The film, shown by Swiss broadcaster RTS on Sunday, sees a sombrely-dressed Schneider-Ammann advise us about the therapeutic effects of laughing, without once cracking a smile himself.
The speech aimed to promote the annual Tag der Kranken – or ill-health day – a Swiss initiative which this year has the theme of laughter.
“The therapeutic benefits of humour are well-known,” says the president in all seriousness.
The contrast between the message of the video and the president’s funereal delivery has certainly made people laugh – but perhaps not in the way organizers wished.
“Mission accomplished: you certainly feel better after listening to this,” said Belgian broadcaster RTBF, one of the many media outlets around Europe that mocked the speech.
“Gaze fixed on the prompter, serious manner, monotone voice... The president seems very depressed,” worried the French Huffington Post.
French TV channel Canal+ also waded in, mocking the president’s choice of message.
“A cynical laugh that aims to deride someone is not good laughter, in my opinion,” says Schneider-Ammann in a particular clip picked up by Canal+ news programme Le Petit Journal.
“S**t.
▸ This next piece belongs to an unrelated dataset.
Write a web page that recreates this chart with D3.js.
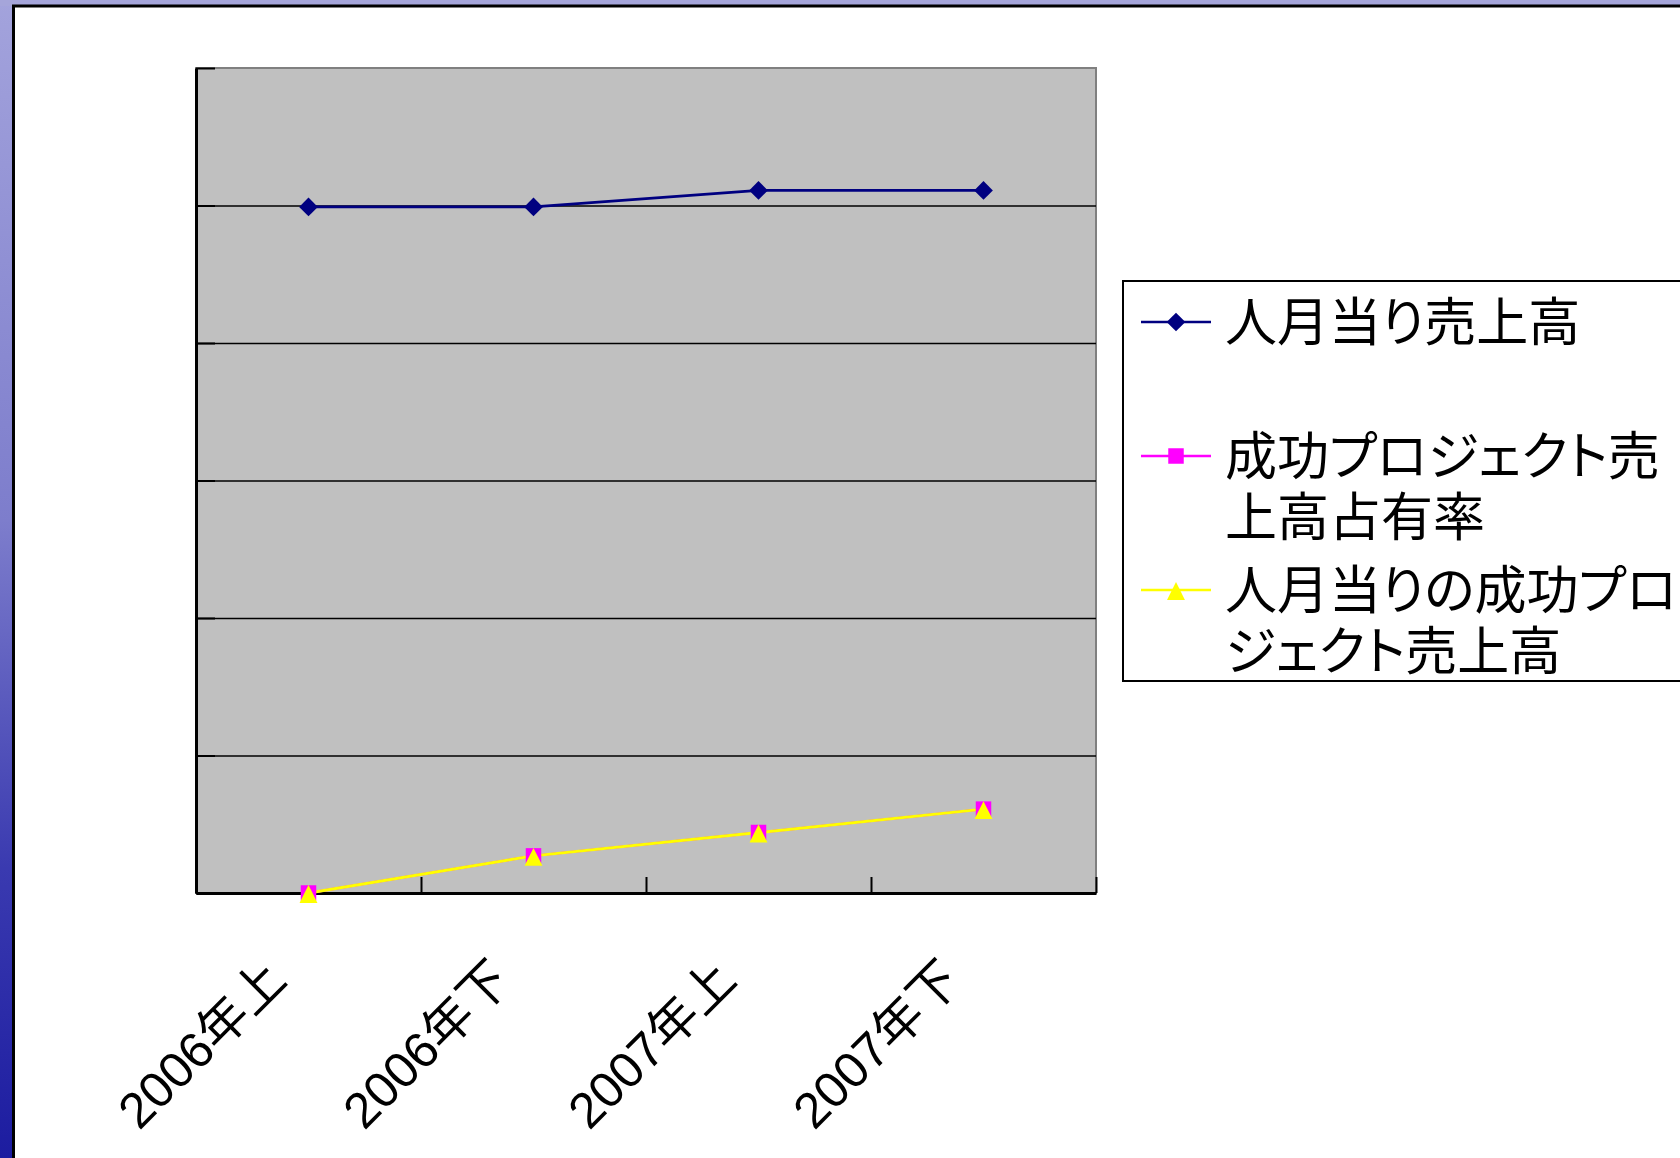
<!DOCTYPE html>
<html>
<head>
<meta charset="utf-8">
<script src="https://cdn.jsdelivr.net/npm/d3@7"></script>
<style>
  html, body { margin: 0; padding: 0; background: #fff; }
  svg { display: block; }
  text { font-family: "Liberation Sans", "Noto Sans CJK JP", sans-serif; fill: #000; font-feature-settings: "palt"; }
</style>
</head>
<body>
<svg id="chart"></svg>
<script>
const categories = ["2006年上", "2006年下", "2007年上", "2007年下"];
const salesPerManMonth = [4.99, 4.99, 5.11, 5.11];
const successShare = [0, 0.27, 0.44, 0.61];
const successSalesPerManMonth = [0, 0.27, 0.44, 0.61];
const yTicks = [0, 1, 2, 3, 4, 5, 6];
const legendLines = [
  ["人月当り売上高"],
  ["成功プロジェクト売", "上高占有率"],
  ["人月当りの成功プロ", "ジェクト売上高"]
];

const WIDTH = 1680, HEIGHT = 1158;
const PLOT = {left: 196, top: 68, right: 1096, bottom: 893};

const svg = d3.select("#chart").attr("width", WIDTH).attr("height", HEIGHT);

// slide background: blue strip on the left, lavender on top
const defs = svg.append("defs");
const grad = defs.append("linearGradient").attr("id", "side").attr("x1", 0).attr("y1", 0).attr("x2", 0).attr("y2", 1);
grad.append("stop").attr("offset", "0%").attr("stop-color", "#a3a3dc");
grad.append("stop").attr("offset", "45%").attr("stop-color", "#7d7dcc");
grad.append("stop").attr("offset", "75%").attr("stop-color", "#3a3ab0");
grad.append("stop").attr("offset", "100%").attr("stop-color", "#1c1ca0");
svg.append("rect").attr("width", WIDTH).attr("height", HEIGHT).attr("fill", "url(#side)");
svg.append("rect").attr("width", WIDTH).attr("height", 6).attr("fill", "#a5a5da");
svg.append("rect").attr("x", 13.5).attr("y", 6).attr("width", WIDTH).attr("height", HEIGHT)
  .attr("fill", "#fff").attr("stroke", "#000").attr("stroke-width", 3);

const x = d3.scaleBand().domain(categories).range([PLOT.left, PLOT.right]);
const xEdge = d3.scaleLinear().domain([0, categories.length]).range([PLOT.left, PLOT.right]);
const y = d3.scaleLinear().domain([0, 6]).range([PLOT.bottom, PLOT.top]);

const chart = svg.append("g");

// plot area
chart.append("rect")
  .attr("x", PLOT.left).attr("y", PLOT.top)
  .attr("width", PLOT.right - PLOT.left).attr("height", PLOT.bottom - PLOT.top)
  .attr("fill", "#c0c0c0").attr("stroke", "#808080").attr("stroke-width", 2);

// gridlines
chart.append("g")
  .attr("transform", `translate(${PLOT.left},0)`)
  .call(d3.axisLeft(y).tickValues(yTicks.slice(1, -1)).tickSize(-(PLOT.right - PLOT.left)).tickFormat(""))
  .call(g => g.select(".domain").remove())
  .call(g => g.selectAll("line").attr("stroke", "#000").attr("stroke-width", 1.5));

// y axis, ticks pointing inward
chart.append("g")
  .attr("transform", `translate(${PLOT.left},0)`)
  .call(d3.axisLeft(y).tickValues(yTicks).tickSize(-19).tickSizeOuter(0).tickFormat(""))
  .call(g => g.select(".domain").attr("stroke", "#000").attr("stroke-width", 3))
  .call(g => g.selectAll("line").attr("stroke", "#000").attr("stroke-width", 2));

// x axis, ticks at category edges
chart.append("g")
  .attr("transform", `translate(0,${PLOT.bottom})`)
  .call(d3.axisBottom(xEdge).tickValues(d3.range(categories.length + 1)).tickSize(-16).tickSizeOuter(0).tickFormat(""))
  .call(g => g.select(".domain").attr("stroke", "#000").attr("stroke-width", 3))
  .call(g => g.selectAll("line").attr("stroke", "#000").attr("stroke-width", 2));

// category labels
chart.append("g").selectAll("text")
  .data(categories)
  .join("text")
  .attr("transform", d => `translate(${x(d) + x.bandwidth() / 2 - 20},${PLOT.bottom + 89}) rotate(-45)`)
  .attr("text-anchor", "end")
  .attr("font-size", 50)
  .text(d => d);

// excel style triangle: apex at the square's top, base a little below
const excelTriangle = {
  draw(ctx, size) {
    const s = Math.sqrt(size);
    ctx.moveTo(0, -s / 2);
    ctx.lineTo(s * 0.56, s * 0.62);
    ctx.lineTo(-s * 0.56, s * 0.62);
    ctx.closePath();
  }
};

const series = [
  {name: "s1", values: salesPerManMonth, color: "#000080", symbol: d3.symbolSquare, size: 175, rotate: 45, width: 2.8},
  {name: "s2", values: successShare, color: "#ff00ff", symbol: d3.symbolSquare, size: 240, rotate: 0, width: 2.5},
  {name: "s3", values: successSalesPerManMonth, color: "#ffff00", symbol: excelTriangle, size: 256, rotate: 0, width: 3}
];

const line = d3.line()
  .x((d, i) => x(categories[i]) + x.bandwidth() / 2)
  .y(d => y(d));

series.forEach(s => {
  chart.append("path")
    .datum(s.values)
    .attr("fill", "none")
    .attr("stroke", s.color)
    .attr("stroke-width", s.width)
    .attr("d", line);
});

series.forEach(s => {
  chart.append("g").selectAll("path")
    .data(s.values)
    .join("path")
    .attr("transform", (d, i) => `translate(${x(categories[i]) + x.bandwidth() / 2},${y(d)}) rotate(${s.rotate})`)
    .attr("d", d3.symbol().type(s.symbol).size(s.size))
    .attr("fill", s.color);
});

// legend
const legend = svg.append("g");
legend.append("rect")
  .attr("x", 1123).attr("y", 281).attr("width", 600).attr("height", 400)
  .attr("fill", "#fff").attr("stroke", "#000").attr("stroke-width", 2);

const legendY = [322, 456, 590];
const items = legend.selectAll(".item")
  .data(series)
  .join("g")
  .attr("class", "item")
  .attr("transform", (d, i) => `translate(0,${legendY[i]})`);

items.append("line")
  .attr("x1", 1141).attr("x2", 1211)
  .attr("stroke", d => d.color).attr("stroke-width", 2.5);
items.append("path")
  .attr("transform", d => `translate(1176,0) rotate(${d.rotate})`)
  .attr("d", d => d3.symbol().type(d.symbol).size(d.size)())
  .attr("fill", d => d.color);
items.append("text")
  .attr("x", 1225)
  .attr("font-size", 52)
  .selectAll("tspan")
  .data((d, i) => legendLines[i])
  .join("tspan")
  .attr("x", 1225)
  .attr("y", (d, j) => 19 + j * 61)
  .text(d => d);
</script>
</body>
</html>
That’s exactly what we are doing,” says presenter Yann Barthès, to laughter in the studio.
“He doesn’t realize that he’s made the funniest speech in the history of Switzerland,” adds Barthès.
The video also amused many on Twitter, who called for the president to make more speeches.
“I hope that Johann Schneider-Ammann has prepared a little sketch for International Women’s Day!” said one tweeter.
Another, Martin Grandjean, tweeted: “Ladies, gentlemen, the president of the confederation (he’s also available for weddings, baptisms and other festivals)”.
A Swiss initiative, the Tag der Kranken – or ill-health day – was founded in 1939 by a tuberculosis specialist with the aim of furthering understanding of certain illnesses and promote understanding between ill people and caregivers.
Each year it focuses on a particular theme.
“Laughter unites, it communicates, it brings moments of happiness,” said the organization on its website.
In this case it certainly has.
“Despite your suffering, keep smiling,” Schneider-Ammann says in conclusion – without even a glimmer of a smile himself.